• Last modified 990 days ago (Jan. 4, 2018)


Civility is key to governing,
former commissioner says

Staff writer

If former county commissioner Linda Peterson could tell today’s commissioners one thing, it would be to treat each other with respect.

Peterson, appointed to Lucille Britain’s unexpired term in January 1992, served until 2001.

Like former commissioner Lori Lalouette and current commissioner Dianne Novak, she was the only woman on the commission.

“It was a little awkward at first, but I think we respected each other’s thoughts,” Peterson said. “We didn’t always agree, but we were considerate of one another in our disagreements.”

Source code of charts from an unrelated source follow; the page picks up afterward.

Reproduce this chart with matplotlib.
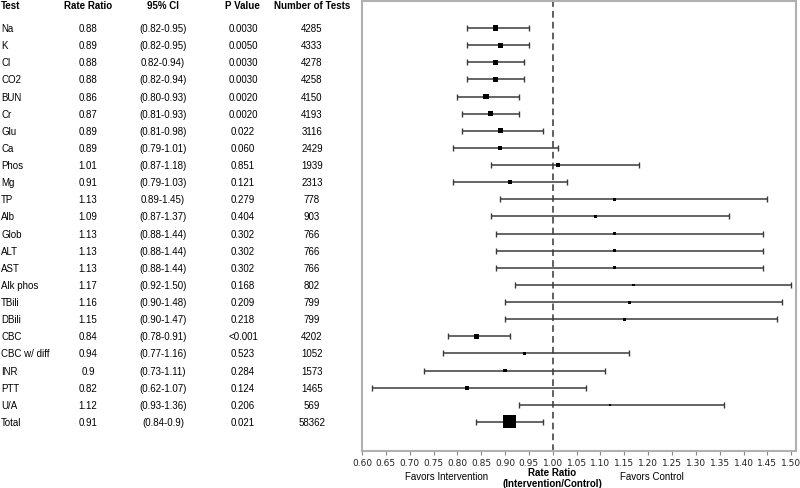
import numpy as np
import matplotlib.pyplot as plt

tests = ['Na', 'K', 'Cl', 'CO2', 'BUN', 'Cr', 'Glu', 'Ca', 'Phos', 'Mg', 'TP', 'Alb',
         'Glob', 'ALT', 'AST', 'Alk phos', 'TBili', 'DBili', 'CBC', 'CBC w/ diff',
         'INR', 'PTT', 'U/A', 'Total']
rate_ratio = [0.88, 0.89, 0.88, 0.88, 0.86, 0.87, 0.89, 0.89, 1.01, 0.91, 1.13, 1.09,
              1.13, 1.13, 1.13, 1.17, 1.16, 1.15, 0.84, 0.94, 0.9, 0.82, 1.12, 0.91]
rate_labels = ['0.88', '0.89', '0.88', '0.88', '0.86', '0.87', '0.89', '0.89', '1.01',
               '0.91', '1.13', '1.09', '1.13', '1.13', '1.13', '1.17', '1.16', '1.15',
               '0.84', '0.94', '0.9', '0.82', '1.12', '0.91']
ci_low = [0.82, 0.82, 0.82, 0.82, 0.80, 0.81, 0.81, 0.79, 0.87, 0.79, 0.89, 0.87,
          0.88, 0.88, 0.88, 0.92, 0.90, 0.90, 0.78, 0.77, 0.73, 0.62, 0.93, 0.84]
ci_high = [0.95, 0.95, 0.94, 0.94, 0.93, 0.93, 0.98, 1.01, 1.18, 1.03, 1.45, 1.37,
           1.44, 1.44, 1.44, 1.50, 1.48, 1.47, 0.91, 1.16, 1.11, 1.07, 1.36, 0.98]
ci_labels = ['(0.82-0.95)', '(0.82-0.95)', '0.82-0.94)', '(0.82-0.94)', '(0.80-0.93)',
             '(0.81-0.93)', '(0.81-0.98)', '(0.79-1.01)', '(0.87-1.18)', '(0.79-1.03)',
             '0.89-1.45)', '(0.87-1.37)', '(0.88-1.44)', '(0.88-1.44)', '(0.88-1.44)',
             '(0.92-1.50)', '(0.90-1.48)', '(0.90-1.47)', '(0.78-0.91)', '(0.77-1.16)',
             '(0.73-1.11)', '(0.62-1.07)', '(0.93-1.36)', '(0.84-0.9)']
p_values = ['0.0030', '0.0050', '0.0030', '0.0030', '0.0020', '0.0020', '0.022', '0.060',
            '0.851', '0.121', '0.279', '0.404', '0.302', '0.302', '0.302', '0.168',
            '0.209', '0.218', '<0.001', '0.523', '0.284', '0.124', '0.206', '0.021']
n_tests = [4285, 4333, 4278, 4258, 4150, 4193, 3116, 2429, 1939, 2313, 778, 903,
           766, 766, 766, 802, 799, 799, 4202, 1052, 1573, 1465, 569, 58362]

W, H = 800, 489
plt.rcParams['font.family'] = ['Liberation Sans', 'DejaVu Sans']
fig = plt.figure(figsize=(W / 100, H / 100), dpi=100)

# forest plot panel
ax = fig.add_axes([362 / W, 1 - 452 / H, (796 - 362) / W, (452 - 2) / H])
row_y0, row_step = 29, 17.13
ax.set_ylim((452 - row_y0) / row_step, (2 - row_y0) / row_step)
ax.set_xlim(0.60, 1.51)

ys = np.arange(len(tests))
rr = np.array(rate_ratio)
ax.errorbar(rr, ys, xerr=[rr - np.array(ci_low), np.array(ci_high) - rr], fmt='none',
            ecolor='#3a3a3a', elinewidth=1.1, capsize=2.2, capthick=1.0, zorder=2)
nt = np.array(n_tests, dtype=float)
box_px = 13 * (nt / nt.max()) ** 0.35
ax.scatter(rr, ys, s=(box_px * 0.72) ** 2, marker='s', color='black', zorder=3, linewidths=0)
ax.axvline(1.0, color='#444444', lw=1.2, ls=(0, (4, 2.5)), zorder=1)

ax.set_yticks([])
ax.set_xticks(np.round(np.arange(0.60, 1.501, 0.05), 2))
ax.set_xticklabels(['%.2f' % v for v in np.arange(0.60, 1.501, 0.05)],
                   fontsize=6.5, family='DejaVu Sans', color='#222222')
ax.tick_params(axis='x', length=3, width=0.8, color='#888888', pad=2)
for s in ax.spines.values():
    s.set_color('#b0b0b0')
    s.set_linewidth(1.5)


def fx(px):
    return px / W


def fy(py):
    return 1 - py / H


fig.text(fx(447), fy(477), 'Favors Intervention', fontsize=7, ha='center', va='center')
fig.text(fx(652), fy(477), 'Favors Control', fontsize=7, ha='center', va='center')
fig.text(fx(552), fy(473), 'Rate Ratio', fontsize=7, weight='bold', ha='center', va='center')
fig.text(fx(552), fy(484), '(Intervention/Control)', fontsize=7, weight='bold',
         ha='center', va='center')

# table on the left
hy = 6
fig.text(fx(1), fy(hy), 'Test', fontsize=7, weight='bold', ha='left', va='center')
fig.text(fx(88), fy(hy), 'Rate Ratio', fontsize=7, weight='bold', ha='center', va='center')
fig.text(fx(163), fy(hy), '95% CI', fontsize=7, weight='bold', ha='center', va='center')
fig.text(fx(242), fy(hy), 'P Value', fontsize=7, weight='bold', ha='center', va='center')
fig.text(fx(312), fy(hy), 'Number of Tests', fontsize=7, weight='bold', ha='center', va='center')

for i, name in enumerate(tests):
    py = row_y0 + i * row_step
    fig.text(fx(1), fy(py), name, fontsize=7, ha='left', va='center')
    fig.text(fx(88), fy(py), rate_labels[i], fontsize=7, ha='center', va='center')
    fig.text(fx(163), fy(py), ci_labels[i], fontsize=7, ha='center', va='center')
    fig.text(fx(243), fy(py), p_values[i], fontsize=7, ha='center', va='center')
    fig.text(fx(312), fy(py), str(n_tests[i]), fontsize=7, ha='center', va='center')

fig.savefig('out.png', dpi=100)
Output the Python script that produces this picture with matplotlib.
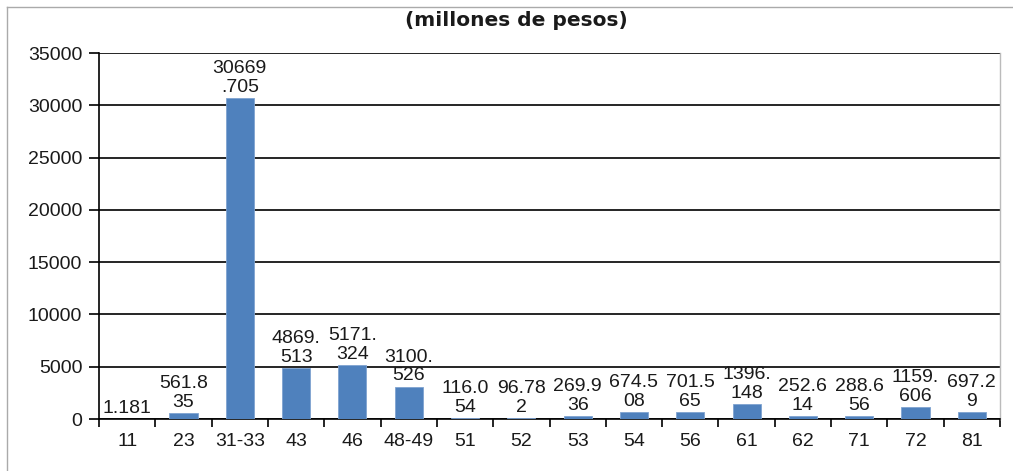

Peterson served with Charles Deforest and Leon Suderman, then Jack Brunner and Bob Hein.

“You could try to see where the other person is coming from and try to understand their viewpoint without being so vocal,” Peterson said.

A key issue, like today, was the county’s waste transfer station.

“We had the whole issue of wanting to build the waste transfer station,” she said.

The commission was divided on whether to build a station, but discussion and respect for each other’s viewpoints allowed the members to reach consensus on using Marion’s former power plant instead of building a new building.

“I remember it being civil,” she said.

Other accomplishments included a new system for 911 addressing and adding an elevator to the courthouse.

“That was an issue I cared very deeply about, and Charles and Leon didn’t care about it,” she said. “They thought we were serving the public by meeting them out at their cars. Charles and Leon said, ‘Let’s put it out to the public to vote on it,” and they resoundingly voted for it. That’s how we handled a disagreement.”

Peterson hasn’t wanted to go back on the commission.

“I served my time,” she said. “I don’t believe anyone in public office should stay for a career. I think really, 8 to 12 years is long enough for one person.”

New ideas are a good thing for the county, Peterson said.

“I think that’s what’s important. You need to listen to your constituents,” she said. “Even if you don’t agree with them, you need to listen to their concerns.”

Peterson, who found being a county commissioner a tough job, helped her husband on the family farm, worked at a meat locker at Burdick, and served eight years on the Centre School Board.

She and her husband now run a travel agency out of Burdick.

“You can’t make everybody happy,” she said. “You have to go in with an open mind, be considerate of one another, study both sides of an issue, and make a decision that you feel would be best for the county as a whole.”